-- What is asked --
Output all the data exactly. Pictures do not belong in the copy.

-- Entries provided --
* start *
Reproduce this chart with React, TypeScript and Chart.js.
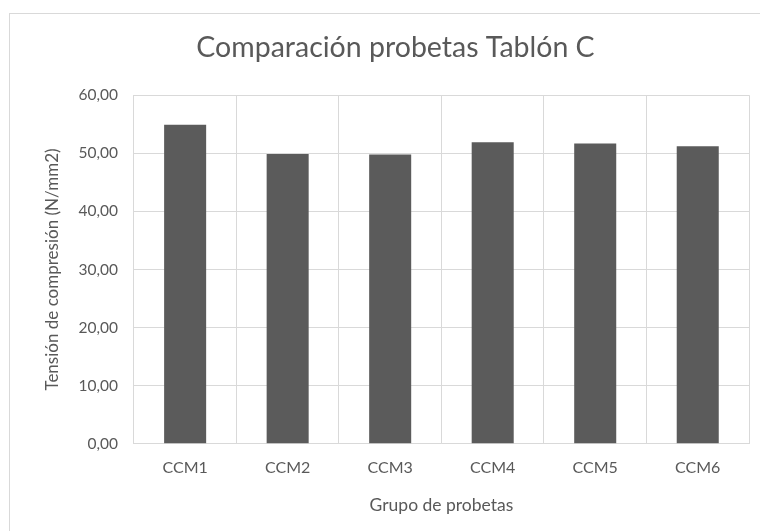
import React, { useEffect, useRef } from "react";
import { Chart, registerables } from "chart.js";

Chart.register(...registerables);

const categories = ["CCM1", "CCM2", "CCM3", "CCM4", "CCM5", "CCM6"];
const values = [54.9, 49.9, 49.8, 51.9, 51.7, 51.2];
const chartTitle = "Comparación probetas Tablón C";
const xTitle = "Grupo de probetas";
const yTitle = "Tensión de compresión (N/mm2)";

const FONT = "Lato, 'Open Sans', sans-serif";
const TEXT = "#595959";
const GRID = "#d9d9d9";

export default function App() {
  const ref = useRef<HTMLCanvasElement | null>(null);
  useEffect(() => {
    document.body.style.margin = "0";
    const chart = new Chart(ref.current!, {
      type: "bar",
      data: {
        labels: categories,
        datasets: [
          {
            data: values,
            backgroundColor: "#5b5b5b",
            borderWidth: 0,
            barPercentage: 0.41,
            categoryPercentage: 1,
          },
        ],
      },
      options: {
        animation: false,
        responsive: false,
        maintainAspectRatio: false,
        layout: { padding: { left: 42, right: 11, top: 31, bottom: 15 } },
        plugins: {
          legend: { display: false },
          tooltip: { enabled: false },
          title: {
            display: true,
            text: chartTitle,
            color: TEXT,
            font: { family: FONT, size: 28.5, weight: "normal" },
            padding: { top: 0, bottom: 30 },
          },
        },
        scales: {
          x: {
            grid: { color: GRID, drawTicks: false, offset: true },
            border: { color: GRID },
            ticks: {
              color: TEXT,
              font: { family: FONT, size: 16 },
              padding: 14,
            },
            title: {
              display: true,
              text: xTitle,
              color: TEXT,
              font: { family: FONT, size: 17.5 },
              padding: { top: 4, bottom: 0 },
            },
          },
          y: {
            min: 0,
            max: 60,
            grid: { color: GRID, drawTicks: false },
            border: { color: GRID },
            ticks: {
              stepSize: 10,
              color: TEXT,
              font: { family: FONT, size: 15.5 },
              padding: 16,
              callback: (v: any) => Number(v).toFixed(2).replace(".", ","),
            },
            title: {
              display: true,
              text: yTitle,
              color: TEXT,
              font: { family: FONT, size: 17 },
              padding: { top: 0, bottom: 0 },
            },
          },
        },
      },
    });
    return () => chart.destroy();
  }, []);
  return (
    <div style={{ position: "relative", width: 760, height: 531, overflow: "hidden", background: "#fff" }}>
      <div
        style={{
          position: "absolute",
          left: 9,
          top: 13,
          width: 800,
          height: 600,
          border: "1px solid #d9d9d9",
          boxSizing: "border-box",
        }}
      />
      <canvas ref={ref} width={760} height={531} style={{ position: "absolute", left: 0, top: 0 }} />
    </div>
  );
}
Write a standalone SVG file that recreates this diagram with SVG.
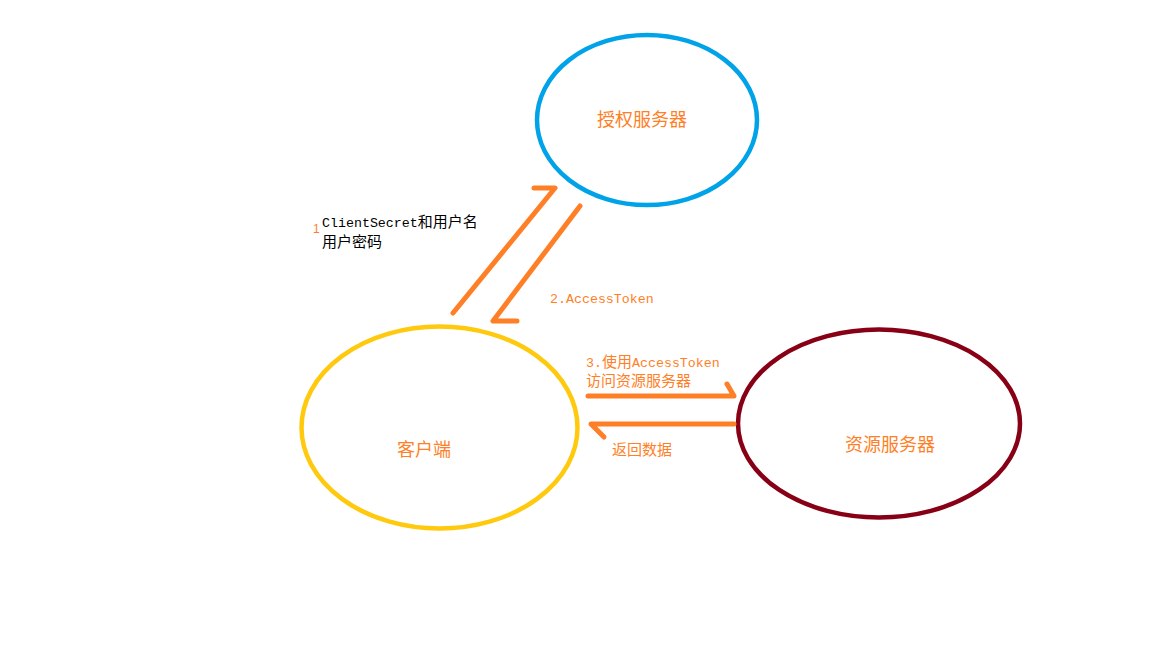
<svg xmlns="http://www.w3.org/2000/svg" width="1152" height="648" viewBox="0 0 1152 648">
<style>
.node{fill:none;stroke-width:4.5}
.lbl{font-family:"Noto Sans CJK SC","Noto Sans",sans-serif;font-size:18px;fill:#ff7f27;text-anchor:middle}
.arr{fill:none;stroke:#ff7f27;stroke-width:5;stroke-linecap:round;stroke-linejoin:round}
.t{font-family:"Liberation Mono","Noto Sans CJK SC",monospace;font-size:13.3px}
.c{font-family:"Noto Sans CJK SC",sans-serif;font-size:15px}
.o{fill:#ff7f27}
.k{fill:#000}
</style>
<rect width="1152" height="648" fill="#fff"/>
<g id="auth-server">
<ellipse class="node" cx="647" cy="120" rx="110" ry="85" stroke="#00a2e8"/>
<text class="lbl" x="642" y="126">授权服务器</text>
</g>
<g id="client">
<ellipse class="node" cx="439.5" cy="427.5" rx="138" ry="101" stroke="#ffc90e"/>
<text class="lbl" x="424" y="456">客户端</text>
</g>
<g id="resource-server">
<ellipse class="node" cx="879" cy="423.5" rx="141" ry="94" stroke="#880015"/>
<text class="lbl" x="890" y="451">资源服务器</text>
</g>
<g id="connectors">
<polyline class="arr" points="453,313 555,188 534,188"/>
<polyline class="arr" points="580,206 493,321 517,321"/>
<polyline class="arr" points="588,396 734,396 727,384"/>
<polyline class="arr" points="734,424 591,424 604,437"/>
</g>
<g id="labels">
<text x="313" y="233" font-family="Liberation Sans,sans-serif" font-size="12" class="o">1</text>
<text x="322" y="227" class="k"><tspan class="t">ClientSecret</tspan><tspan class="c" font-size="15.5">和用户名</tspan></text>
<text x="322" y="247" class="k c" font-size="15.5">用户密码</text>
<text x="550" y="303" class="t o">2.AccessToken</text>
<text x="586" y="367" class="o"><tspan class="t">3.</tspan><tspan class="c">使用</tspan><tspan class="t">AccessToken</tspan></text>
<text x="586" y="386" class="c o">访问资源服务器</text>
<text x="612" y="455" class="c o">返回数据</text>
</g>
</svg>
* end *
-- Reply --
Reproduce this chart with React, TypeScript and Chart.js.
import React, { useEffect, useRef } from "react";
import { Chart, registerables } from "chart.js";

Chart.register(...registerables);

const categories = ["CCM1", "CCM2", "CCM3", "CCM4", "CCM5", "CCM6"];
const values = [54.9, 49.9, 49.8, 51.9, 51.7, 51.2];
const chartTitle = "Comparación probetas Tablón C";
const xTitle = "Grupo de probetas";
const yTitle = "Tensión de compresión (N/mm2)";

const FONT = "Lato, 'Open Sans', sans-serif";
const TEXT = "#595959";
const GRID = "#d9d9d9";

export default function App() {
  const ref = useRef<HTMLCanvasElement | null>(null);
  useEffect(() => {
    document.body.style.margin = "0";
    const chart = new Chart(ref.current!, {
      type: "bar",
      data: {
        labels: categories,
        datasets: [
          {
            data: values,
            backgroundColor: "#5b5b5b",
            borderWidth: 0,
            barPercentage: 0.41,
            categoryPercentage: 1,
          },
        ],
      },
      options: {
        animation: false,
        responsive: false,
        maintainAspectRatio: false,
        layout: { padding: { left: 42, right: 11, top: 31, bottom: 15 } },
        plugins: {
          legend: { display: false },
          tooltip: { enabled: false },
          title: {
            display: true,
            text: chartTitle,
            color: TEXT,
            font: { family: FONT, size: 28.5, weight: "normal" },
            padding: { top: 0, bottom: 30 },
          },
        },
        scales: {
          x: {
            grid: { color: GRID, drawTicks: false, offset: true },
            border: { color: GRID },
            ticks: {
              color: TEXT,
              font: { family: FONT, size: 16 },
              padding: 14,
            },
            title: {
              display: true,
              text: xTitle,
              color: TEXT,
              font: { family: FONT, size: 17.5 },
              padding: { top: 4, bottom: 0 },
            },
          },
          y: {
            min: 0,
            max: 60,
            grid: { color: GRID, drawTicks: false },
            border: { color: GRID },
            ticks: {
              stepSize: 10,
              color: TEXT,
              font: { family: FONT, size: 15.5 },
              padding: 16,
              callback: (v: any) => Number(v).toFixed(2).replace(".", ","),
            },
            title: {
              display: true,
              text: yTitle,
              color: TEXT,
              font: { family: FONT, size: 17 },
              padding: { top: 0, bottom: 0 },
            },
          },
        },
      },
    });
    return () => chart.destroy();
  }, []);
  return (
    <div style={{ position: "relative", width: 760, height: 531, overflow: "hidden", background: "#fff" }}>
      <div
        style={{
          position: "absolute",
          left: 9,
          top: 13,
          width: 800,
          height: 600,
          border: "1px solid #d9d9d9",
          boxSizing: "border-box",
        }}
      />
      <canvas ref={ref} width={760} height={531} style={{ position: "absolute", left: 0, top: 0 }} />
    </div>
  );
}
Write a standalone SVG file that recreates this diagram with SVG.
<svg xmlns="http://www.w3.org/2000/svg" width="1152" height="648" viewBox="0 0 1152 648">
<style>
.node{fill:none;stroke-width:4.5}
.lbl{font-family:"Noto Sans CJK SC","Noto Sans",sans-serif;font-size:18px;fill:#ff7f27;text-anchor:middle}
.arr{fill:none;stroke:#ff7f27;stroke-width:5;stroke-linecap:round;stroke-linejoin:round}
.t{font-family:"Liberation Mono","Noto Sans CJK SC",monospace;font-size:13.3px}
.c{font-family:"Noto Sans CJK SC",sans-serif;font-size:15px}
.o{fill:#ff7f27}
.k{fill:#000}
</style>
<rect width="1152" height="648" fill="#fff"/>
<g id="auth-server">
<ellipse class="node" cx="647" cy="120" rx="110" ry="85" stroke="#00a2e8"/>
<text class="lbl" x="642" y="126">授权服务器</text>
</g>
<g id="client">
<ellipse class="node" cx="439.5" cy="427.5" rx="138" ry="101" stroke="#ffc90e"/>
<text class="lbl" x="424" y="456">客户端</text>
</g>
<g id="resource-server">
<ellipse class="node" cx="879" cy="423.5" rx="141" ry="94" stroke="#880015"/>
<text class="lbl" x="890" y="451">资源服务器</text>
</g>
<g id="connectors">
<polyline class="arr" points="453,313 555,188 534,188"/>
<polyline class="arr" points="580,206 493,321 517,321"/>
<polyline class="arr" points="588,396 734,396 727,384"/>
<polyline class="arr" points="734,424 591,424 604,437"/>
</g>
<g id="labels">
<text x="313" y="233" font-family="Liberation Sans,sans-serif" font-size="12" class="o">1</text>
<text x="322" y="227" class="k"><tspan class="t">ClientSecret</tspan><tspan class="c" font-size="15.5">和用户名</tspan></text>
<text x="322" y="247" class="k c" font-size="15.5">用户密码</text>
<text x="550" y="303" class="t o">2.AccessToken</text>
<text x="586" y="367" class="o"><tspan class="t">3.</tspan><tspan class="c">使用</tspan><tspan class="t">AccessToken</tspan></text>
<text x="586" y="386" class="c o">访问资源服务器</text>
<text x="612" y="455" class="c o">返回数据</text>
</g>
</svg>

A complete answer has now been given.